Arbeitnehmerrechte im Wahlkampf: Wie Europa sozialer werden kann

Die Gewerkschaften machen sich im Wahlkampf für soziale Rechte in Europa stark. Bei den drei linken deutschen Parteien finden sie Verbündete.

Soziale Grundrechte sollen in der EU Vorrang vor den Rechten der Wirtschaft haben. Bild: dpa

BERLIN taz | Die Gewerkschaften wollen mit den drei großen linken deutschen Parteien mehr soziale Rechte in Europa durchsetzen. Am Dienstag präsentierte der Deutsche Gewerkschaftsbund zusammen mit der Linkspartei in Berlin ein entsprechendes Papier. Zuvor hatte der DGB ähnliche Dokumente zusammen mit Grünen und SPD veröffentlicht.
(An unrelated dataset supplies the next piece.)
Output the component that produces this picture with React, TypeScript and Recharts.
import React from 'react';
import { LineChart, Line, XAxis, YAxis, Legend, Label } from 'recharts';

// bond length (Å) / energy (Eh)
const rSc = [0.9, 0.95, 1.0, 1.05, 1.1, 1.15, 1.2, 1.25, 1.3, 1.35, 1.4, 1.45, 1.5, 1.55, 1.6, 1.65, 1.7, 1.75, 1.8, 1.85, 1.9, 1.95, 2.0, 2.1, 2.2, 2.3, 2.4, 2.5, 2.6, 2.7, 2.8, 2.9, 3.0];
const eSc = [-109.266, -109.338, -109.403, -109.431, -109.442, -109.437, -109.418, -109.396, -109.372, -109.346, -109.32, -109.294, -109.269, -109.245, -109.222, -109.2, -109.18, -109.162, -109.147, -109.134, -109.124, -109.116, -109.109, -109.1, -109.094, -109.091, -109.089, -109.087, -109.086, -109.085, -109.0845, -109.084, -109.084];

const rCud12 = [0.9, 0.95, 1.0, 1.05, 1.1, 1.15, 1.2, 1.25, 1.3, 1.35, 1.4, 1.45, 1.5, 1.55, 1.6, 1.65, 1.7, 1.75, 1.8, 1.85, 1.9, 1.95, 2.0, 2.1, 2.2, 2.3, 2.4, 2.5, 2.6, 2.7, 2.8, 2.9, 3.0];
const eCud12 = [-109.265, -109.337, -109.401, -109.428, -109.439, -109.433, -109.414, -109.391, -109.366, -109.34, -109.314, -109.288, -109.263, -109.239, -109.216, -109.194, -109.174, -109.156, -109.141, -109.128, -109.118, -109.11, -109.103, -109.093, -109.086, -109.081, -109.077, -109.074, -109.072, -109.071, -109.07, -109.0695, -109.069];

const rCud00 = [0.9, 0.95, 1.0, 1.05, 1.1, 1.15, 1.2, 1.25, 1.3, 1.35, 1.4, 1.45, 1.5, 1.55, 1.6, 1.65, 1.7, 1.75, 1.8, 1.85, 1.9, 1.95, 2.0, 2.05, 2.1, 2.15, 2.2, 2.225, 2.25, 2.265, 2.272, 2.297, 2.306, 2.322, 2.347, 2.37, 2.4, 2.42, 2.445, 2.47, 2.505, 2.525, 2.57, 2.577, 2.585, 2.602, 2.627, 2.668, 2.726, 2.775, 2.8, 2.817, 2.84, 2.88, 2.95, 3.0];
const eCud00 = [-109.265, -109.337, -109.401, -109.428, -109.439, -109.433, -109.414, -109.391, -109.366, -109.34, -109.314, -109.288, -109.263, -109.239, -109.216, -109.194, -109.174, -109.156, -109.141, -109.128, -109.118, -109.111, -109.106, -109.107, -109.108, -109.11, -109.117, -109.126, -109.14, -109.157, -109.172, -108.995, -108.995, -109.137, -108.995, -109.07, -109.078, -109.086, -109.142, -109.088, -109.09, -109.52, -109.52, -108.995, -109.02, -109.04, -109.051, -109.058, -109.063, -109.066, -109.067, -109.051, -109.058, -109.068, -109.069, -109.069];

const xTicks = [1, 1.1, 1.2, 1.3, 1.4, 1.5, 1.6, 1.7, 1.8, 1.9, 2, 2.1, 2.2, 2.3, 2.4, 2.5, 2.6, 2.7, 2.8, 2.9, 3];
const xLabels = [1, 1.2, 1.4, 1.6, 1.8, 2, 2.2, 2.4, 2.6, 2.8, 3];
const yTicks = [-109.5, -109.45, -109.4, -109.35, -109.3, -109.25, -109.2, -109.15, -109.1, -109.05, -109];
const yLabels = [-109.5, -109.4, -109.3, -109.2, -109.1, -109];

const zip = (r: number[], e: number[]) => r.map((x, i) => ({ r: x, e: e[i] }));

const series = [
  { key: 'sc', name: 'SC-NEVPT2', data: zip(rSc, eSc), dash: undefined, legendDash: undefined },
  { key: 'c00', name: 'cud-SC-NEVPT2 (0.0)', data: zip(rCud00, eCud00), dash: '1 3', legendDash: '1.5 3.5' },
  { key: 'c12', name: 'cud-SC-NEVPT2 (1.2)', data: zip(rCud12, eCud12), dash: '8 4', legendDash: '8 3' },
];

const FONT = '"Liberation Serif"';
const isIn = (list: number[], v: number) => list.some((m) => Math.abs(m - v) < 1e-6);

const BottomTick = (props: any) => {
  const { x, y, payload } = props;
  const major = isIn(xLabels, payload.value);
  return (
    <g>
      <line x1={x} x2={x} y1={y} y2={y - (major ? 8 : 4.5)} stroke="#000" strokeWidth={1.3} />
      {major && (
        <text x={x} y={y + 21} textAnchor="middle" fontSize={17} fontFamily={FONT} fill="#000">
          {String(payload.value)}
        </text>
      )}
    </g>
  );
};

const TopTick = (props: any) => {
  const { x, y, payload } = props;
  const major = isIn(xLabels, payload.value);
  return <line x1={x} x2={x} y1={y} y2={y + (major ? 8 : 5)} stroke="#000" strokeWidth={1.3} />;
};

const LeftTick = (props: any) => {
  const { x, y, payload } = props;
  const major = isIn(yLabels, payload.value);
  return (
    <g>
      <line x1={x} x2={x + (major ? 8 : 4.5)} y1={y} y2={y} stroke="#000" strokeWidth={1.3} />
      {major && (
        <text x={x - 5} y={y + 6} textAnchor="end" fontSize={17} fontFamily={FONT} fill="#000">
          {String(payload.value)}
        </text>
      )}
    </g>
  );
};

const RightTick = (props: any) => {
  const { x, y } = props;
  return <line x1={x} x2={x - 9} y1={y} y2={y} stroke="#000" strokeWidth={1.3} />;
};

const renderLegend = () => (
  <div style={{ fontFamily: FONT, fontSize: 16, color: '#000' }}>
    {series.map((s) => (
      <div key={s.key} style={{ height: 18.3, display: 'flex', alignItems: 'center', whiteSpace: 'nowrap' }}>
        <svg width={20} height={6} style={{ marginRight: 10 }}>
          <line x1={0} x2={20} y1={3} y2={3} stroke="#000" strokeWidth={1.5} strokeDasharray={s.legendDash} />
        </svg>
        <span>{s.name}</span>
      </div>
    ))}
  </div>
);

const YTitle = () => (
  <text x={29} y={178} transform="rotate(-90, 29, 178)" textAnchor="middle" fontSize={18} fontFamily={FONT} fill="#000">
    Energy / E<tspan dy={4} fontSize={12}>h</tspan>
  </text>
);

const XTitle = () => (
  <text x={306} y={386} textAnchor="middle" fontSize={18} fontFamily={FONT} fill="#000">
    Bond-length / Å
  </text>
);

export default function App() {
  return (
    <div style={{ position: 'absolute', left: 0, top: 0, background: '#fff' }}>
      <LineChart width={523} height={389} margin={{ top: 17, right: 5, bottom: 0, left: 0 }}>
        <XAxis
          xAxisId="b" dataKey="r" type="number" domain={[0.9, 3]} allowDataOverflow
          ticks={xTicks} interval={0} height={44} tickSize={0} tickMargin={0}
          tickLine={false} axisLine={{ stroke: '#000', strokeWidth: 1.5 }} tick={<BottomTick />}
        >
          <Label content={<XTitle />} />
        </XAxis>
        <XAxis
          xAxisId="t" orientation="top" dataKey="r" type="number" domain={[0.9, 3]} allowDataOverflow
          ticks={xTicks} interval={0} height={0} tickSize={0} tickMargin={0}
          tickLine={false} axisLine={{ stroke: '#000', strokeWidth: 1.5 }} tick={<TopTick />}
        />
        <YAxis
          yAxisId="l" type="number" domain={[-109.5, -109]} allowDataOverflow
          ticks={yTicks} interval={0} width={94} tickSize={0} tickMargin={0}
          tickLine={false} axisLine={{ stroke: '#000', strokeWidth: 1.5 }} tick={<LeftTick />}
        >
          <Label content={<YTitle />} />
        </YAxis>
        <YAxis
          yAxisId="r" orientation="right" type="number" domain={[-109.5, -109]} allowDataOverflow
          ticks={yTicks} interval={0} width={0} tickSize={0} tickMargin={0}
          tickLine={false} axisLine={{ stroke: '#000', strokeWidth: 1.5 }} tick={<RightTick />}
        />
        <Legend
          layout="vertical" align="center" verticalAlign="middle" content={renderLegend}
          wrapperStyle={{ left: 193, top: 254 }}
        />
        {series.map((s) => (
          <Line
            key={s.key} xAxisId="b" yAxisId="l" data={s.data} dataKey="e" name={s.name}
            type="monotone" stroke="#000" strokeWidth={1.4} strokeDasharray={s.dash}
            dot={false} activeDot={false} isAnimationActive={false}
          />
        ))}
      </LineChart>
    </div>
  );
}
Drei Dinge wollen die Gewerkschaften mit den Parteien nach der Europawahl am Wochenende erreichen: Erstens sollen soziale Grundrechte in der EU stets Vorrang vor den Rechten der Wirtschaft haben. Dazu müssten die Europäischen Verträge um eine sogenannte soziale Fortschrittsklausel ergänzt werden. Zweitens sollen künftig alle Arbeitnehmer an einem Ort in der EU tatsächlich gleich bezahlt werden. Wenn ein tschechisches Bauunternehmen Arbeiter nach Kassel schickt, dann müssten diese laut EU-Entsenderichtlinie dort genauso bezahlt werden wie die deutschen Kollegen. Die Richtlinie sollte ursprünglich nur einen Mindestschutz garantieren, den die einzelnen Mitgliedstaaten erweitern können. Urteile des Europäischen Gerichtshofs zeigen jedoch, dass dieser die Richtlinie als Maximalnorm betrachtet und deshalb jegliche Verbesserung ablehnt.

Drittens haben die drei Parteien mit den Gewerkschaften vereinbart, nur EU-Kommissare und einen Kommissionspräsidenten zu wählen, die sich klar zum Vorrang sozialer Rechte vor Wirtschaftsrechten bekennen.
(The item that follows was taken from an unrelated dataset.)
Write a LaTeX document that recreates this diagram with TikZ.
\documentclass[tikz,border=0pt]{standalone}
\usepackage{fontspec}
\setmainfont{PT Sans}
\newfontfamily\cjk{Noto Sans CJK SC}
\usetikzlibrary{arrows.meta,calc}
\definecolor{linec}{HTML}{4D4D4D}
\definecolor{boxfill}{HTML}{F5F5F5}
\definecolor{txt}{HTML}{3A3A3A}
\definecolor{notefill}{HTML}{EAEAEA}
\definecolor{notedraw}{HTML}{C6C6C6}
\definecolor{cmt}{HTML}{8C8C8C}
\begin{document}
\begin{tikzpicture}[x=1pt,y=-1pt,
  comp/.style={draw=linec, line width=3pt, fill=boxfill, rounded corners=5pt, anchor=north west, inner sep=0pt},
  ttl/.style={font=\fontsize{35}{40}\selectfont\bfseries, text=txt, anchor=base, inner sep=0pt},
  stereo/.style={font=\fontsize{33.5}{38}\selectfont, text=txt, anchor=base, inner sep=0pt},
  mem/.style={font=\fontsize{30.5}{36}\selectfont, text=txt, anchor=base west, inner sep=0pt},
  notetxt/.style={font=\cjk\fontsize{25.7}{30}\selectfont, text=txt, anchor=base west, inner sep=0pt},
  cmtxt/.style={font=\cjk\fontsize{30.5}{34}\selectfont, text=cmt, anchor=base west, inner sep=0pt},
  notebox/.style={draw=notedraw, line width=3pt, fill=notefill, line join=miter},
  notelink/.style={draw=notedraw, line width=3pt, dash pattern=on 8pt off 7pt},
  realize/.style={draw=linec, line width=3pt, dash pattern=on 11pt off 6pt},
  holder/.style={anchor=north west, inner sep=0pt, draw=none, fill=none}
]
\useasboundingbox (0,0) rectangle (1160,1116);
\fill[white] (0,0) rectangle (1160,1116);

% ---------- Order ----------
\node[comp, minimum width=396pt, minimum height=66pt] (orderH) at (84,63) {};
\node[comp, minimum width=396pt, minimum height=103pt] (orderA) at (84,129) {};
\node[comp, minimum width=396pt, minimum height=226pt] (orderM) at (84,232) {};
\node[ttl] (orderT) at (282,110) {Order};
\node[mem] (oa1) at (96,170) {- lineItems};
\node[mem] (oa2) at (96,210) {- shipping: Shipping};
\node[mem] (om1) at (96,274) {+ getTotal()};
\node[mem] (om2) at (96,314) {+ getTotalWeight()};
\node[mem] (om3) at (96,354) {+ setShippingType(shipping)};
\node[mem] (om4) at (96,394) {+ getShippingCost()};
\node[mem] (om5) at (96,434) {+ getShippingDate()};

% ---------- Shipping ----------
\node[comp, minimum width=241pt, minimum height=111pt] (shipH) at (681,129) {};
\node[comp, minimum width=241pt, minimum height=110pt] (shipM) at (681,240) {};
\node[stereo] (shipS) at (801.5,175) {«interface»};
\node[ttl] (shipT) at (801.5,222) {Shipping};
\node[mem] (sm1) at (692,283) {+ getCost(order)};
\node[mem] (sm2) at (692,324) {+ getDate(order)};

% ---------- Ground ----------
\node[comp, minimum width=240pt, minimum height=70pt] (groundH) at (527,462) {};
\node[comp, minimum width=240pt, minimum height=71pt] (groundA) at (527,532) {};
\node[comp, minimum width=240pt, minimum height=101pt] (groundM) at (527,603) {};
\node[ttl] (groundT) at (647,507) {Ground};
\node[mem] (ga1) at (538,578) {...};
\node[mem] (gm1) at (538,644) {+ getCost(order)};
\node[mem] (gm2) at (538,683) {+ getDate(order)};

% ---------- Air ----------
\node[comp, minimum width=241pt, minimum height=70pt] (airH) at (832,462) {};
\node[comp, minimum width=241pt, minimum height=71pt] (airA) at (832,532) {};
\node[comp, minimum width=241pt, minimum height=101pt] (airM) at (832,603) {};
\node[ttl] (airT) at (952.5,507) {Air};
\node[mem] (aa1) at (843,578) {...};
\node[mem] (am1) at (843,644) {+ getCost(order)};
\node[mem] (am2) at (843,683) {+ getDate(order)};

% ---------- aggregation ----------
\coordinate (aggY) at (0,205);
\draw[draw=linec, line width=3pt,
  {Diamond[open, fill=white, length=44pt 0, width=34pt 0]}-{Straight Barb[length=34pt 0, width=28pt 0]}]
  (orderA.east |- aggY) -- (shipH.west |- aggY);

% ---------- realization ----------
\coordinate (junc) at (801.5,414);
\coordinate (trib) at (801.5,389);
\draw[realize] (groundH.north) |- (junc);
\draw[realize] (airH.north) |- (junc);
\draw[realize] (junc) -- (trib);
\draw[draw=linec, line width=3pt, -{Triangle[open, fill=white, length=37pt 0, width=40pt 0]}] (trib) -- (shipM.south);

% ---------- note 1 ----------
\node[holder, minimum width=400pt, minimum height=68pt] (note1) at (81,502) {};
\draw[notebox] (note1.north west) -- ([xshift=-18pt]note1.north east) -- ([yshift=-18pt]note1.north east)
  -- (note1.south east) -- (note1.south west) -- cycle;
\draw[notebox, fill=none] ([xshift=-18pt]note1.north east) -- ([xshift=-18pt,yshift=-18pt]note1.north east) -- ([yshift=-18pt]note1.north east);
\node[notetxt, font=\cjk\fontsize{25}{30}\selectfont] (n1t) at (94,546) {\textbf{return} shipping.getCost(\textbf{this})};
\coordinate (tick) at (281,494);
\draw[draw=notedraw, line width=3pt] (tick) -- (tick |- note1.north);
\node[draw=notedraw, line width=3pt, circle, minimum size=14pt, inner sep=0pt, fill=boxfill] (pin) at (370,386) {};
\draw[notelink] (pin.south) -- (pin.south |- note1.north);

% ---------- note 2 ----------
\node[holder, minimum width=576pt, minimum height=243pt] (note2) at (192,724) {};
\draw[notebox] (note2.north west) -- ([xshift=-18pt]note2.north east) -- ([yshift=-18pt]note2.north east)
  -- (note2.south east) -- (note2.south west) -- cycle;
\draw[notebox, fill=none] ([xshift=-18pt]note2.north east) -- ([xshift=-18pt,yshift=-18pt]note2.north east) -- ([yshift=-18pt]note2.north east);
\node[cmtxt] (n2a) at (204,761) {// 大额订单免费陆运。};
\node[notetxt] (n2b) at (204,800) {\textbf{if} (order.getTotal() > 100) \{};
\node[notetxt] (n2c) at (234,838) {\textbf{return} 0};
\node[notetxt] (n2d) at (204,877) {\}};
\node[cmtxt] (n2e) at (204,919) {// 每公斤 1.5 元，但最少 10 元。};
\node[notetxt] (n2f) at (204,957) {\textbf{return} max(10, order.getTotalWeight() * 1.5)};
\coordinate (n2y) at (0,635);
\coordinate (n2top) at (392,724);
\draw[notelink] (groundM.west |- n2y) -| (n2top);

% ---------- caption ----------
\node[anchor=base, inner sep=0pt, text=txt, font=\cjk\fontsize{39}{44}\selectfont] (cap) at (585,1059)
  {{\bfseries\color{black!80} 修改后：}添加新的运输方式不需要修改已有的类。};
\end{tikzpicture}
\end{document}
Der Grund für den Pakt waren unter anderem mehrere Entscheidungen des Europäischen Gerichtshofs (EuGH) in jüngster Zeit. In diesen Urteile stellt das Gericht die Freiheit des Marktes über die Rechte von Arbeitnehmern.
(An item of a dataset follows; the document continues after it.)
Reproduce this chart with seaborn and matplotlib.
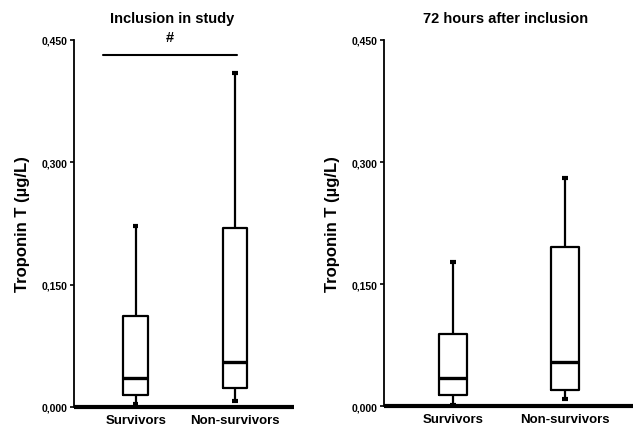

Ein Beispiel dafür ist das Viking-Urteil. Die finnische Viking-Reederei wollte ein Schiff nur mit billigen estnischen Seeleuten bemannen. Eine finnische und eine internationale Gewerkschaft riefen zu Streiks auf. Der EuGH entschied, die Proteste seien nur unter sehr strengen Auflagen zulässig. In einem anderen Fall wollte das Land Niedersachsen bei der Vergabe eines öffentlichen Auftrages Tariflöhne vorschreiben. Die Richter wiesen das im April 2008 zurück, weil der Tarifvertrag in Deutschland keine Allgemeingültigkeit habe. "Die Versammlungsfreiheit ist ein elementares Grundrecht unserer Verfassung", sagte Frank Bsirske, Vorsitzender der Dienstleistungsgewerkschaft Ver.di, am Dienstag in Berlin. "Es kann nicht sein, dass es von der europäischen Rechtsprechung beschnitten wird." Deswegen müsse man das EU-Recht entsprechend ändern, meinte DGB-Chef Michael Sommer.

Beide Gewerkschafter betonten angesichts der nahen Wahl, sie wollten keine Werbung für die Linkspartei machen. Sie forderten Unionsparteien und FDP vielmehr auf, noch vor dem Wochenende ähnliche Erklärungen zusammen mit den Gewerkschaften abzugeben.